World stocks fell for a third straight day on Tuesday after a stinging warning from German chemicals giant BASF about the effects of the global trade war and as hopes dwindled of a hefty U.S. interest rate cut this month.
With global macroeconomic clouds looming and markets waiting for policy signals from U.S. Federal Reserve chief Jerome Powell on Wednesday, the focus of headlines and sentiment turned to three individual heavyweight stocks.
For Europe, it was an almost 7% early slump in German chemicals giant BASF after it had blamed a global slowdown and trade war between the United States and China for what one trader described as a “shocking” 30% profit warning.
Deutsche Bank tumbled another 4% too – having already dropped 5.4% the previous day after it axed 18,000 staff – while Apple’s overnight drop of more than 2% on Wall Street after a broker downgrade dragged both global tech sectors lower. [.EU]
“Both from a bottom-up and top-down perspective, equity market valuations appear far too ambitious,” analysts at Morgan Stanley wrote in a note.

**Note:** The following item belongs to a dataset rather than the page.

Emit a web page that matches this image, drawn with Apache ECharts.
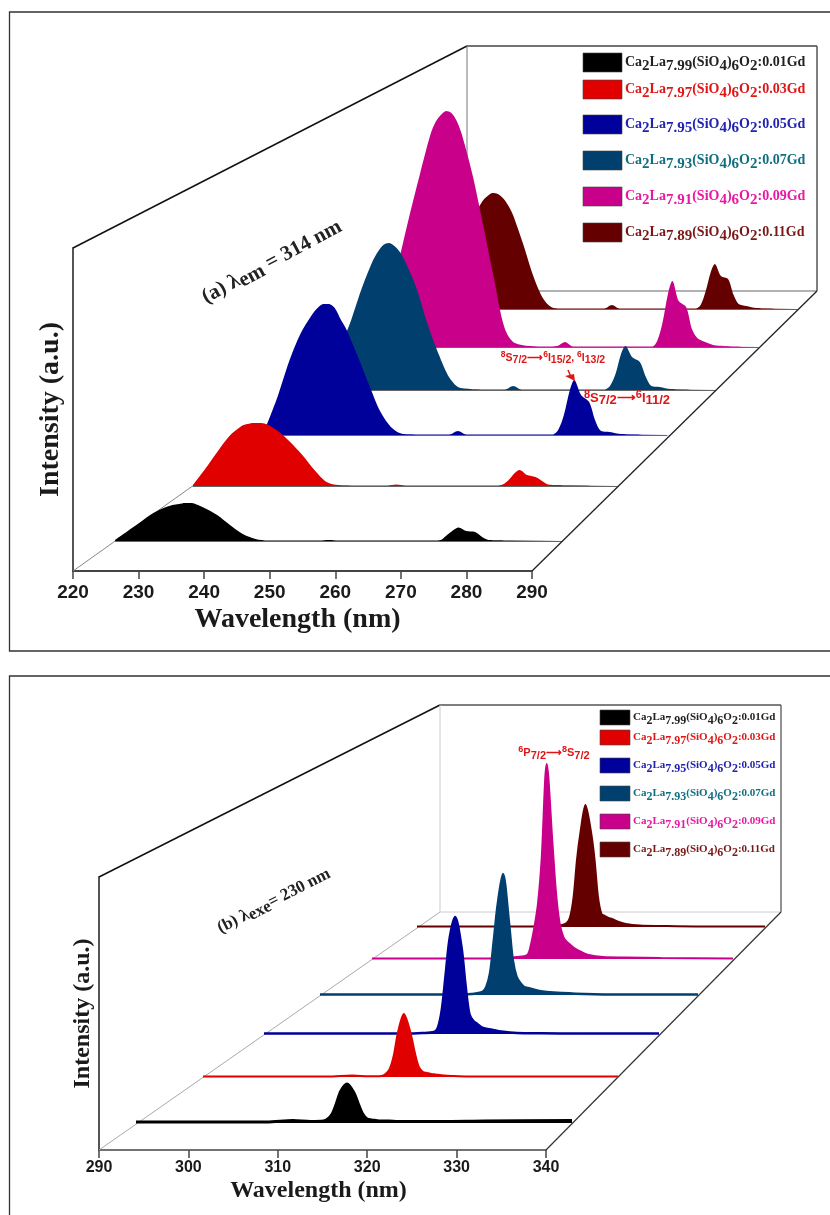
<!DOCTYPE html>
<html lang="en">
<head>
    <meta charset="UTF-8">
    <title>Ca2La8(SiO4)6O2:Gd spectra</title>
    <script src="https://cdn.jsdelivr.net/npm/echarts/dist/echarts.min.js"></script>
    <style>
        html, body { margin: 0; background: #fff; }
        #chart { width: 830px; height: 1215px; }
    </style>
</head>
<body>
    <div id="chart"></div>

    <script>
        // Legend text for both panels
        var laSubs = ['7.99', '7.97', '7.95', '7.93', '7.91', '7.89'];
        var gdAmounts = ['0.01', '0.03', '0.05', '0.07', '0.09', '0.11'];

        // Panel (a): excitation spectra
        var waveA = [220, 222, 224, 226, 228, 229, 230, 231, 232, 233, 234, 236, 238, 240, 242, 244, 250,
            252, 253.5, 255, 265, 270, 271, 272, 273, 273.8, 275, 276.4, 277.5, 278.5, 280, 282, 290];
        var excBlack = [1, 10, 19, 28, 34, 36, 37, 38, 38, 36, 33, 26, 16, 7, 2, 0.5, 0.5,
            0.5, 1, 0.5, 0.5, 0.5, 1, 6, 11, 13.5, 10, 9, 4, 1, 0.8, 0.5, 0.5];
        var excRed = [1, 17, 34, 50, 60, 62, 63, 63, 62, 59, 55, 44, 31, 16, 4, 1, 0.5,
            0.5, 1.5, 0.5, 0.5, 0.5, 1.5, 6, 13, 16, 11, 9, 5, 1.5, 1, 0.8, 0.5];
        var excBlue = [8, 38, 73, 101, 120, 127, 131, 131, 127, 116, 106, 79, 50, 23, 7, 1, 0.5,
            0.5, 4, 0.5, 0.5, 0.5, 5, 20, 44, 55, 40, 33, 14, 4, 3, 1, 0.5];
        var excTeal = [12, 40, 67, 100, 128, 138, 145, 147, 144, 138, 128, 102, 66, 36, 12, 2, 0.5,
            0.5, 4, 0.5, 0.5, 0.5, 4, 16, 36, 44, 33, 28, 13, 4, 3, 1, 0.5];
        var excMagenta = [40, 85, 130, 172, 212, 225, 232, 236, 234, 226, 212, 172, 122, 70, 20, 4, 0.5,
            1, 5, 0.5, 0.5, 0.5, 7, 26, 54, 66, 46, 40, 18, 9, 5, 1.5, 0.5];
        var excMaroon = [10, 35, 65, 90, 108, 113, 116, 115, 111, 104, 94, 65, 33, 10, 1, 0.5, 0.5,
            0.5, 4, 0.5, 0.5, 0.5, 4, 18, 37, 45, 33, 30, 14, 5, 3, 1, 0.5];
        var ticksA = [220, 290, 10];

        // Panel (b): emission spectra
        var waveB = [290, 300, 305, 308, 310, 311.5, 312, 312.5, 313, 313.5, 314.2, 315, 315.5, 316, 316.5,
            317, 317.5, 318, 319, 320, 322, 325, 330, 340];
        var emBlack = [1, 1, 1, 2.5, 1.5, 2, 4, 9, 20, 32, 39, 30, 19, 9, 4, 3, 2.5, 2, 2, 1.5, 1.5, 1.5, 2, 2.5];
        var emRed = [0.5, 0.5, 0.5, 1.5, 0.7, 1, 3, 8, 22, 45, 63, 44, 25, 10, 5, 4, 3, 2.5, 1.5, 1, 0.5, 0.5, 0.5, 0.5];
        var emBlue = [0.5, 0.5, 0.5, 0.5, 1, 2, 6, 24, 60, 96, 117, 87, 50, 20, 13, 10, 7, 5.5, 4, 2.5, 1, 0.7, 0.5, 0.5];
        var emTeal = [0.5, 0.5, 0.5, 0.5, 1, 3, 8, 22, 55, 90, 121, 72, 35, 18, 12, 8, 7, 6, 4, 3, 2, 1, 0.5, 0.5];
        var emMagenta = [0.5, 0.5, 0.5, 0.5, 2, 4, 14, 32, 56, 100, 195, 115, 65, 35, 22, 17, 14, 11, 7, 4, 2, 1.5, 1, 0.5];
        var emMaroon = [0.5, 0.5, 0.5, 0.5, 1, 4, 10, 30, 68, 95, 122, 95, 68, 30, 13, 11, 9, 8, 5, 3, 1.5, 1, 0.5, 0.5];
        var ticksB = [290, 340, 10];

        // Fill and legend text colours, front layer first
        var fills = ['#000000', '#e00000', '#00009a', '#003f6e', '#c9008a', '#650000'];
        var labelColors = ['#222222', '#e01515', '#2222b0', '#0f6f80', '#e818a5', '#7a1818'];

        // Layer placement in the picture (front to back)
        var baseA = [541, 486, 435, 390, 347, 309];
        var leftA = [115, 193, 266, 328, 388, 442];
        var rightA = [562, 618, 667, 715, 758, 797];
        var baseB = [1123, 1077, 1034, 995, 959, 927];
        var leftB = [136, 203, 264, 320, 372, 417];
        var rightB = [572, 618, 659, 698, 733, 765];
        var lineWidthsA = [0, 0, 0, 0, 0, 0];
        var lineWidthsB = [3, 2, 2.5, 2.5, 2, 2];

        var grids = [], xAxes = [], yAxes = [], series = [];

        // Each spectrum gets its own grid, slid back along the floor of the box
        function addLayers(wave, spectra, base, left, right, range, yMax, opts) {
            spectra.forEach(function (values, i) {
                var idx = grids.length;
                grids.push({ left: left[i], width: right[i] - left[i], top: base[i] - yMax, height: yMax });
                xAxes.push({
                    gridIndex: idx, type: 'value', min: range[0], max: range[1],
                    axisLine: { show: opts.baselineLine, onZero: false, lineStyle: { color: '#666', width: 1 } },
                    axisTick: { show: false }, axisLabel: { show: false }, splitLine: { show: false }
                });
                yAxes.push({ gridIndex: idx, type: 'value', min: 0, max: yMax, show: false, splitLine: { show: false } });
                series.push({
                    type: 'line', name: 'x=' + gdAmounts[i], xAxisIndex: idx, yAxisIndex: idx,
                    data: wave.map(function (w, k) { return [w, values[k]]; }),
                    smooth: 0.3, showSymbol: false, symbol: 'none', silent: true,
                    lineStyle: { color: fills[i], width: opts.lineWidths[i] },
                    areaStyle: { color: fills[i], opacity: 1, origin: 'start' },
                    z: 20 - i
                });
            });
        }

        // The front axes, with the labels
        function addFrame(x0, x1, yTop, yBottom, range, opts) {
            var idx = grids.length;
            grids.push({ left: x0, width: x1 - x0, top: yTop, height: yBottom - yTop });
            xAxes.push({
                gridIndex: idx, type: 'value', min: range[0], max: range[1], interval: range[2],
                name: 'Wavelength (nm)', nameLocation: 'middle', nameGap: opts.xNameGap,
                nameTextStyle: { fontFamily: 'Liberation Serif', fontWeight: 'bold', fontSize: opts.xNameSize, color: '#1a1a1a', padding: [0, opts.xNamePad, 0, 0] },
                axisLine: { lineStyle: { color: '#444', width: opts.axisWidth } },
                axisTick: { length: 8, lineStyle: { color: '#444', width: 1.5 } },
                axisLabel: { fontFamily: 'Liberation Sans', fontWeight: 'bold', fontSize: opts.tickSize, color: '#1a1a1a', margin: opts.tickMargin },
                splitLine: { show: false }
            });
            yAxes.push({
                gridIndex: idx, type: 'value', min: 0, max: 1,
                name: 'Intensity (a.u.)', nameLocation: 'middle', nameGap: opts.yNameGap, nameRotate: 90,
                nameTextStyle: { fontFamily: 'Liberation Serif', fontWeight: 'bold', fontSize: opts.yNameSize, color: '#1a1a1a' },
                axisLine: { show: true, lineStyle: { color: '#555', width: 2 } },
                axisTick: { show: false }, axisLabel: { show: false }, splitLine: { show: false }
            });
        }

        addLayers(waveA, [excBlack, excRed, excBlue, excTeal, excMagenta, excMaroon], baseA, leftA, rightA, ticksA, 250,
            { baselineLine: true, lineWidths: lineWidthsA });
        addFrame(73, 532, 248, 571, ticksA,
            { xNameGap: 35, xNameSize: 28, xNamePad: 10, axisWidth: 2, tickSize: 19, tickMargin: 12, yNameGap: 8, yNameSize: 28 });
        addLayers(waveB, [emBlack, emRed, emBlue, emTeal, emMagenta, emMaroon], baseB, leftB, rightB, ticksB, 200,
            { baselineLine: false, lineWidths: lineWidthsB });
        addFrame(99, 546, 877, 1150, ticksB,
            { xNameGap: 29, xNameSize: 24, xNamePad: 8, axisWidth: 1.5, tickSize: 16, tickMargin: 10, yNameGap: 4, yNameSize: 24 });

        // Box lines and panel borders
        function seg(x1, y1, x2, y2, color, width) {
            return { type: 'line', shape: { x1: x1, y1: y1, x2: x2, y2: y2 }, style: { stroke: color, lineWidth: width }, z: 1, silent: true };
        }

        // Rich text pieces for a formula like Ca2La7.99(SiO4)6O2:0.01Gd
        function formula(i) {
            return '{n|Ca}{s|2}{n|La}{s|' + laSubs[i] + '}{n|(SiO}{s|4}{n|)}{s|6}{n|O}{s|2}{n|:' + gdAmounts[i] + 'Gd}';
        }

        function legendItems(x, ys, swatchW, swatchH, size, drop) {
            var out = [];
            ys.forEach(function (y, i) {
                out.push({ type: 'rect', shape: { x: x, y: y, width: swatchW, height: swatchH },
                    style: { fill: fills[i], stroke: '#444', lineWidth: 0.6 }, z: 5, silent: true });
                out.push({ type: 'text', z: 5, silent: true, x: x + swatchW + 3, y: y + swatchH / 2, style: {
                    text: formula(i), fill: labelColors[i], verticalAlign: 'middle', align: 'left',
                    rich: {
                        n: { fontFamily: 'Liberation Serif', fontWeight: 'bold', fontSize: size, fill: labelColors[i] },
                        s: { fontFamily: 'Liberation Serif', fontWeight: 'bold', fontSize: size + 1, fill: labelColors[i], padding: [drop, 0, 0, 0] }
                    }
                } });
            });
            return out;
        }

        function levelText(text, x, y, size, drop, sup, rotation, family, align) {
            return { type: 'text', z: 30, silent: true, x: x, y: y, rotation: rotation || 0, style: {
                text: text, fill: family ? '#e01515' : '#222', align: align || 'center', verticalAlign: 'middle',
                rich: {
                    n: { fontFamily: family || 'Liberation Serif', fontWeight: 'bold', fontSize: size, fill: family ? '#e01515' : '#222' },
                    s: { fontFamily: family || 'Liberation Serif', fontWeight: 'bold', fontSize: size, fill: family ? '#e01515' : '#222', padding: [drop, 0, 0, 0] },
                    u: { fontFamily: family || 'Liberation Serif', fontWeight: 'bold', fontSize: size - 2, fill: family ? '#e01515' : '#222', padding: [0, 0, sup, 0] }
                }
            } };
        }

        var graphics = [
            { type: 'rect', shape: { x: 9.5, y: 12, width: 840, height: 639 }, style: { fill: 'none', stroke: '#333', lineWidth: 1.3 }, z: 1, silent: true },
            { type: 'rect', shape: { x: 9.5, y: 676, width: 840, height: 560 }, style: { fill: 'none', stroke: '#333', lineWidth: 1.3 }, z: 1, silent: true },
            // panel (a) box
            seg(73, 248, 467, 46, '#111', 1.5),
            seg(467, 46, 817, 46, '#444', 1.5),
            seg(817, 46, 817, 291, '#555', 1.5),
            seg(467, 46, 467, 291, '#777', 1),
            seg(467, 291, 817, 291, '#666', 1),
            seg(817, 291, 532, 571, '#222', 1.3),
            seg(73, 571, 467, 291, '#888', 1),
            // panel (b) box
            seg(99, 877, 440, 705, '#111', 1.5),
            seg(440, 705, 781, 705, '#555', 1.3),
            seg(781, 705, 781, 912, '#555', 1.3),
            seg(440, 705, 440, 912, '#ccc', 1),
            seg(440, 912, 781, 912, '#ccc', 1),
            seg(781, 912, 546, 1150, '#333', 1.2),
            seg(99, 1150, 440, 912, '#aaa', 1),
            // arrow to the 8S7/2 peak
            { type: 'line', shape: { x1: 568, y1: 370, x2: 571, y2: 377 }, style: { stroke: '#e01515', lineWidth: 1.5 }, z: 30, silent: true },
            { type: 'polygon', shape: { points: [[565, 376], [574, 374], [575, 381]] }, style: { fill: '#e01515' }, z: 30, silent: true },
            levelText('{n|(a) λ}{s|em}{n| = 314 nm}', 272, 262, 21, 6, 0, 0.49),
            levelText('{n|(b) λ}{s|exe}{n|= 230 nm}', 274, 901, 17, 5, 0, 0.47),
            levelText('{u|8}{n|S}{s|7/2}{n|⟶}{u|6}{n|I}{s|15/2}{n|, }{u|6}{n|I}{s|13/2}', 553, 358, 10.5, 4, 6, 0, 'Liberation Sans'),
            levelText('{u|8}{n|S}{s|7/2}{n|⟶}{u|6}{n|I}{s|11/2}', 627, 398, 13, 5, 7, 0, 'Liberation Sans'),
            levelText('{u|6}{n|P}{s|7/2}{n|⟶}{u|8}{n|S}{s|7/2}', 554, 753, 11, 5, 7, 0, 'Liberation Sans')
        ]
            .concat(legendItems(583, [53, 80, 115, 151, 187, 223], 39, 19, 14, 7))
            .concat(legendItems(600, [710, 730, 758, 786, 814, 842], 30, 15, 11, 6));

        var myChart = echarts.init(document.getElementById('chart'), null, { renderer: 'canvas' });
        myChart.setOption({
            animation: false,
            backgroundColor: '#ffffff',
            grid: grids,
            xAxis: xAxes,
            yAxis: yAxes,
            series: series,
            graphic: graphics
        });
    </script>
</body>
</html>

It was particularly stark, they said, as the U.S. business cycle was in a downturn and both forward-looking indicators such as global PMIs and global trade are now in contraction territory.
“Indeed, companies have begun cutting their 2019 profit forecasts, citing the trade conflict as a reason,” MS added.
In the currency markets, Britain’s pound was threatening to slip to a more than 2-year low against the dollar and a 6-month trough versus the euro amid a worsening UK economic outlook and rising fears about a no-deal Brexit.
With the key $1.25 level against the dollar giving way in early Asian trade, traders quickly pushed the British currency down half a percent and it barely budged, even as opposition Labour Party leader Jeremy Corbyn inched closer to backing a second Brexit referendum.
The broader theme though remained the potential reaction to the weaker global outlook from the world’s top central banks, especially on what Fed chairman Powell will say during a testimony and grilling from Congress on Wednesday.
Money market futures <0#FF:> are still fully pricing in a 25 basis point (bps) cut at the Fed’s July 30-31 meeting, but have almost priced out a larger 50 bps move that had been seen as a real possibility just a couple of weeks ago.
Benchmark government bond yields were clawing away from their recent lows and the dollar changed hands at 108.81 yen to build on the more than month high it had set in the previous session.
The dollar index versus a basket of six major currencies was also higher at 97.550, while the euro drooped back under $1.12 for the first since mid June.